Aldo Leopold wrote:
Everyone knows…that the autumn landscape in the north woods is the land, plus a red maple, plus a Ruffed Grouse. In terms of conventional physics, the grouse represents only a millionth of either the mass or the energy of an acre yet subtract the grouse and the whole thing is dead.In most of my day-to-day life nowadays, I don’t think much about Ruffed Grouse. Before my mother-in-law came to live with us four years ago, I’d hear them drumming at her place in Port Wing, Wisconsin, pretty frequently, and you can’t not think about Ruffed Grouse when that deep, resonant thudding pulses through your entire body.
The drums are a series of progressively faster thumps, which people used to think were produced by the male grouse striking his wings on his drumming log, but the sound is actually produced by air rushing to fill the vacuum created under the wings when they are rapidly flapped in front of the body. Males drum most frequently in spring, with a smaller surge in autumn, but as I noticed in Port Wing, you can hear drumming just about any time of year at least occasionally.
Ruffed Grouse are not part of the Peabody Street avifauna, which is part of why I so seldom think of them in my daily life now that I don’t stay in Port Wing anymore. I often encounter one along a roadside or up in a tree when I’m birding, but it’s always just one of many birds I’m seeing that day, seldom standing out more than other bird. When I see a grouse, I try to take photos, as I do with just about every bird I see, and often post those photos on my Flickr photostream, but I’ve never photographed a grouse drumming, and never taken a full-frame photo of one doing anything. My grouse photos are okay for small online illustrations, but aren’t particularly noteworthy.
This past weekend, when I was birding with Lisa Johnson on Superb Owl Sunday, I took a bunch of photos of a Ruffed Grouse in a birch tree at Split Rock. I had pretty good lighting, but the bird wasn’t all that close, and lots of little twigs and even large branches obscured the view; regardless, I posted the best of the lot on Flickr. They weren’t any better than the vast majority of my bird photos, and were a lot worse than my best work. But for some reason, Flickr highlighted one of these pictures in a special group called Explore, and suddenly thousands of people were looking at it for a couple of days.
I wonder if part of the value of the photo is that most people don’t expect to see a bird usually associated with keeping its feet planted firmly on the ground sitting up in a tree. Much of the year, Ruffed Grouse walk along the forest floor, browsing on leaves and fruits along with insects, and in fall scarfing down as many fallen acorns as they can find. But once snow covers the ground, they switch to mostly eating woody aspen and birch buds near the tops of the trees.
They have two special adaptations, one internal and one external, to accomplish this. Inside their bodies, two blind offshoots of their intestines, called caeca, grow enormous in fall. Anaerobic digestion in the caeca breaks down cellulose so they can get nourishment from those woody buds. In spring, the caeca atrophy for the warm months.

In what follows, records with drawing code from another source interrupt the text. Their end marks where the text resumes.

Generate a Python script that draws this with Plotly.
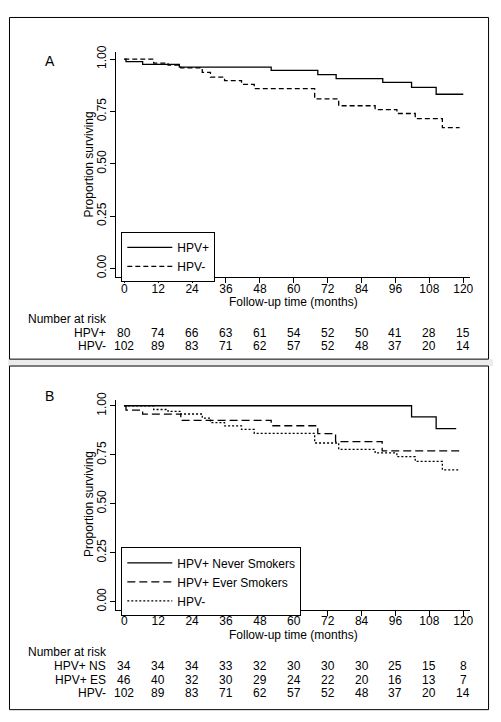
import plotly.graph_objects as go

# The page body has an 8px default margin; the figure is sized so that
# screen pixel p maps to figure pixel p - OFF.
OFF = 8
W, H = 501 - OFF, 722 - OFF
FONT = "Arial, Liberation Sans, sans-serif"

# ---------------- data ----------------
month_ticks = [0, 12, 24, 36, 48, 60, 72, 84, 96, 108, 120]
surv_ticks = [0, 0.25, 0.5, 0.75, 1.0]
surv_ticktext = ["0.00", "0.25", "0.50", "0.75", "1.00"]

# Panel A
a_pos_t = [0, 0.6, 6.5, 19.5, 52, 68.5, 75, 91.5, 101.7, 110.4, 120]
a_pos_s = [1.0, 0.988, 0.975, 0.962, 0.946, 0.926, 0.907, 0.889, 0.865, 0.832, 0.832]

a_neg_t = [0, 10.4, 15.5, 20, 27.6, 30.5, 35.5, 41.5, 46, 67.4, 75.9, 88.8, 96.5, 103, 112.6, 118.7]
a_neg_s = [1.0, 0.981, 0.971, 0.958, 0.937, 0.914, 0.897, 0.879, 0.859, 0.81, 0.777, 0.759, 0.74, 0.716, 0.673, 0.673]

# Panel B
b_ns_t = [0, 101.7, 110.4, 117.5]
b_ns_s = [1.0, 0.943, 0.883, 0.883]

b_es_t = [0, 0.6, 6.5, 20, 52, 68.5, 74.8, 91.3, 119.6]
b_es_s = [1.0, 0.978, 0.957, 0.925, 0.898, 0.858, 0.817, 0.77, 0.77]

b_neg_t = [0, 10.4, 15.5, 20, 27.6, 30.5, 35.5, 41.5, 46, 67.4, 75.9, 88.8, 96.5, 103, 112.6, 118.5]
b_neg_s = [1.0, 0.981, 0.971, 0.958, 0.937, 0.914, 0.897, 0.879, 0.859, 0.81, 0.777, 0.759, 0.74, 0.716, 0.673, 0.673]

# Number at risk
risk_a_labels = ["HPV+", "HPV-"]
risk_a = [
    [80, 74, 66, 63, 61, 54, 52, 50, 41, 28, 15],
    [102, 89, 83, 71, 62, 57, 52, 48, 37, 20, 14],
]
risk_b_labels = ["HPV+ NS", "HPV+ ES", "HPV-"]
risk_b = [
    [34, 34, 34, 33, 32, 30, 30, 30, 25, 15, 8],
    [46, 40, 32, 30, 29, 24, 22, 20, 16, 13, 7],
    [102, 89, 83, 71, 62, 57, 52, 48, 37, 20, 14],
]

# ---------------- helpers (screen px -> paper) ----------------
def px_x(p):
    return (p - OFF) / W

def px_y(p):
    return 1 - (p - OFF) / H

TXT = dict(family=FONT, size=12, color="black")

fig = go.Figure()

LW = 1.3
fig.add_trace(go.Scatter(x=a_pos_t, y=a_pos_s, mode="lines", line_shape="hv", name="HPV+",
                         line=dict(color="black", width=LW), xaxis="x", yaxis="y", legend="legend"))
fig.add_trace(go.Scatter(x=a_neg_t, y=a_neg_s, mode="lines", line_shape="hv", name="HPV-",
                         line=dict(color="black", width=LW, dash="5px,3px"), xaxis="x", yaxis="y", legend="legend"))

fig.add_trace(go.Scatter(x=b_ns_t, y=b_ns_s, mode="lines", line_shape="hv", name="HPV+ Never Smokers",
                         line=dict(color="black", width=LW), xaxis="x2", yaxis="y2", legend="legend2"))
fig.add_trace(go.Scatter(x=b_es_t, y=b_es_s, mode="lines", line_shape="hv", name="HPV+ Ever Smokers",
                         line=dict(color="black", width=LW, dash="8px,4px"), xaxis="x2", yaxis="y2", legend="legend2"))
fig.add_trace(go.Scatter(x=b_neg_t, y=b_neg_s, mode="lines", line_shape="hv", name="HPV-",
                         line=dict(color="black", width=LW, dash="2px,2px"), xaxis="x2", yaxis="y2", legend="legend2"))

xdom = [px_x(117), px_x(473.3)]
xrange = [-2.815, 122.55]

xaxis_common = dict(
    domain=xdom, range=xrange, tickvals=month_ticks, showline=True, linecolor="black", linewidth=1,
    ticks="outside", ticklen=5, tickcolor="black", showgrid=False, zeroline=False,
    tickfont=TXT, ticklabelstandoff=-5,
)
yaxis_common = dict(
    tickvals=surv_ticks, ticktext=surv_ticktext, tickangle=-90, showline=True, linecolor="black",
    linewidth=1, ticks="outside", ticklen=5, tickcolor="black", showgrid=False, zeroline=False,
    tickfont=TXT,
)

fig.update_layout(
    width=W, height=H, margin=dict(l=0, r=0, t=0, b=0),
    paper_bgcolor="white", plot_bgcolor="white",
    font=TXT,
    xaxis=dict(**xaxis_common, anchor="y"),
    yaxis=dict(**yaxis_common, domain=[px_y(273), px_y(45)], range=[-0.0424, 1.0316], anchor="x"),
    xaxis2=dict(**xaxis_common, anchor="y2"),
    yaxis2=dict(**yaxis_common, domain=[px_y(610), px_y(397)], range=[-0.0403, 1.0317], anchor="x2"),
    legend=dict(x=px_x(122), y=px_y(227), xanchor="left", yanchor="top", bordercolor="black",
                borderwidth=1, bgcolor="white", font=TXT, tracegroupgap=0, itemwidth=45),
    legend2=dict(x=px_x(122), y=px_y(547), xanchor="left", yanchor="top", bordercolor="black",
                 borderwidth=1, bgcolor="white", font=TXT, tracegroupgap=0, itemwidth=45),
    showlegend=True,
)

shapes = [
    dict(type="rect", xref="paper", yref="paper", x0=px_x(0), x1=px_x(501), y0=px_y(363), y1=px_y(356),
         fillcolor="#ececec", line=dict(width=0), layer="below"),
    dict(type="rect", xref="paper", yref="paper", x0=px_x(9.5), x1=px_x(491.5), y0=px_y(356), y1=px_y(9.5),
         line=dict(color="black", width=1), fillcolor="rgba(0,0,0,0)"),
    dict(type="rect", xref="paper", yref="paper", x0=px_x(9.5), x1=px_x(491.5), y0=px_y(711.5), y1=px_y(363),
         line=dict(color="black", width=1), fillcolor="rgba(0,0,0,0)"),
]

ann = []
ann.append(dict(text="A", x=px_x(43), y=px_y(43), xref="paper", yref="paper", showarrow=False,
                font=dict(family=FONT, size=14, color="black")))
ann.append(dict(text="B", x=px_x(43), y=px_y(393), xref="paper", yref="paper", showarrow=False,
                font=dict(family=FONT, size=14, color="black")))

# axis titles
for ty, ycen in [(298, 159), (636, 503.5)]:
    ann.append(dict(text="Follow-up time (months)", x=px_x(295.5), y=px_y(ty), xref="paper", yref="paper",
                    xanchor="center", yanchor="middle", showarrow=False, font=TXT))
    ann.append(dict(text="Proportion surviving", x=px_x(89), y=px_y(ycen), xref="paper", yref="paper",
                    xanchor="center", yanchor="middle", textangle=-90, showarrow=False, font=TXT))

def risk_table(xref, title_y, row_ys, labels, rows):
    out = [dict(text="Number at risk", x=px_x(26), y=px_y(title_y), xref="paper", yref="paper",
                xanchor="left", yanchor="middle", showarrow=False, font=TXT)]
    for ry, lab, vals in zip(row_ys, labels, rows):
        out.append(dict(text=lab, x=px_x(108.5), y=px_y(ry), xref="paper", yref="paper",
                        xanchor="right", yanchor="middle", showarrow=False, font=TXT))
        for t, v in zip(month_ticks, vals):
            out.append(dict(text=str(v), x=t, y=px_y(ry), xref=xref, yref="paper",
                            xanchor="center", yanchor="middle", showarrow=False, font=TXT))
    return out

ann += risk_table("x", 315, [329, 343], risk_a_labels, risk_a)
ann += risk_table("x2", 653, [667, 681, 694.5], risk_b_labels, risk_b)

fig.update_layout(shapes=shapes, annotations=ann)
fig.write_html("out.html")
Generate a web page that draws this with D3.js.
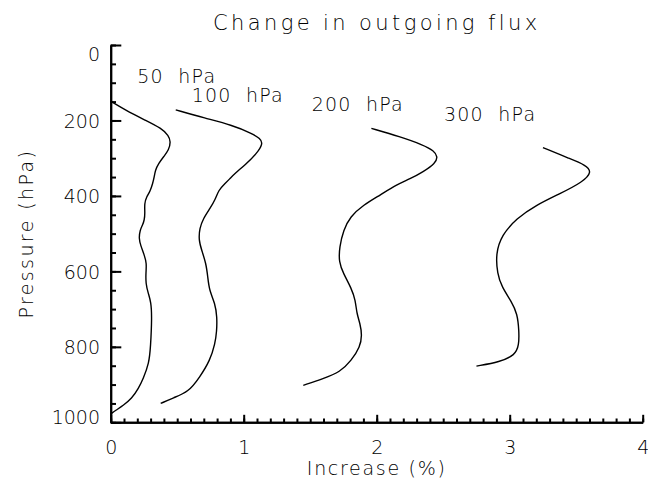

Their feet also undergo an important change for winter. Tooth-like structures called pectinations grow from the scales on the toes in fall and are shed in spring. These structures, often referred to as “snowshoes,” significantly increase the surface area of feet, and so many people believe they help the grouse walking on the surface of snow. Gordon Gullion also believed they serve as grippers when a grouse walks on ice-slicked tree branches. Ruffed Grouse in northern areas with severe winters have pectinations twice as long as those in more southerly regions. When I’ve watched grouse walking in trees in winter, I’ve been impressed with their secure footing in icy trees, so I suspect Gullion was right about that. I even noticed that while watching the grouse in the birch tree, though I didn’t get any in-focus photos when it was walking straight up a smooth vertical limb.
So suddenly I’m finding myself thinking about Ruffed Grouse, and yearning to sleep in the woods where I can hear them drumming come spring, and try to get better photos of them. Meanwhile, when I’m out birding, I’ll be watching for them up in trees or on roadsides, and won’t be nearly so quick to take them for granted.